Look at the content in more detail and we can see that both place a great emphasis on safety related knowledge and skills. 

For the Port Operative apprenticeship, individuals are required to demonstrate knowledge and skills related to:

Knowledge requirements:

  • Safe and professional working practices; including legislation, statutory operating regulations, industry procedures and safety requirements and instructions, understanding the types of hazard that may be encountered in a port, the health and safety control measures that are in place to manage risks. Understand industry agreed rules and regulations for safe and efficient port operations. Understand the responses to incidents and emergencies, emergency procedures for making the port safe and adhere to corporate policies on environmental protection, security (including but not limited to customs and terror related incidents), ethics, equality and diversity.

Skills requirements:

  • Keep themselves and others safe by adhering to safe working practices: Understand and comply with statutory regulations, organisational safety and security requirements, with or without supervision. These will include implementing the requirements of the safety management system, operating plant and/or equipment, compliance with security (including but not limited to customs and terror related incidents), monitoring the activities and whereabouts of individuals within the vicinity of operations and taking appropriate action to address any unsafe situations, protect others, and correctly use safety equipment.

To demonstrate thorough competency, the apprentice is assessed by an individual who has direct experience within the industry and can make reliable and concise judgments.

Likewise, the Level 4 apprenticeship covers safety issues with a similar level of depth but, of course, focusing on these issues with a vessel operation focus:

Knowledge requirements

  • relevant health, safety and security legislation such as: Health and Safety at Work Act 1974, International Ship and Port Facility Security Code, etc.
  • port marine responsibilities, statutory powers, duties and codes (including Port Marine Safety Code and Guide to Good Practice)

Skills requirements:

  • safely steer, manoeuvre, navigate and crew different types of marine craft, such as: safely moor and unmoor vessels of a range of type and size
  • safely handle loads manually and mechanically, including mooring lines, cargo, stores, etc.
  • demonstrate personal water safety around the harbour and sea survival skills
  • pilot boats, work boats, survey boats, etc.
  • safe management of vessel operations within harbours

Taken on their own, developing such skills and knowledge is of course beneficial to the individual.

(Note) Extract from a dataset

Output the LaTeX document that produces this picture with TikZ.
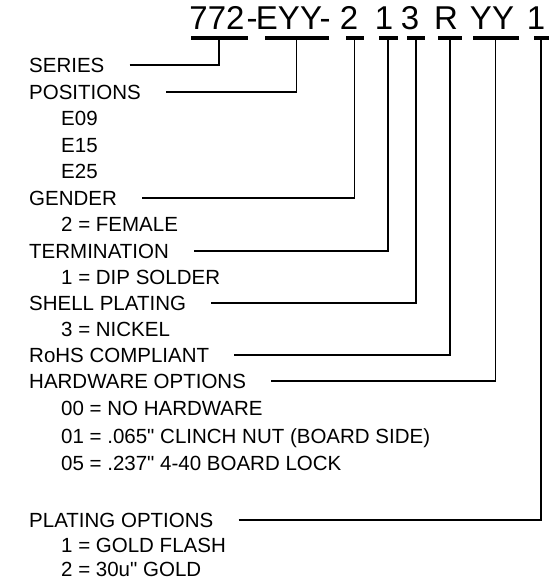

Taken at an organisational level, then the development of these competencies in a pro-active and structured way across teams ensures that safety measures are consistently applied. 

Implementing apprenticeships is not the easiest activity to manage.  However, the rewards can be dramatic.  In our role at the Maritime Skills Alliance (MSA), we can assist and help share experience and know-how as to how it can be done.  The MSA was formed 10 years ago with a remit to bring together different parts of the marine industry in order that experience and activity related to skills development can be shared.  We welcome the opportunity to share that experience with you.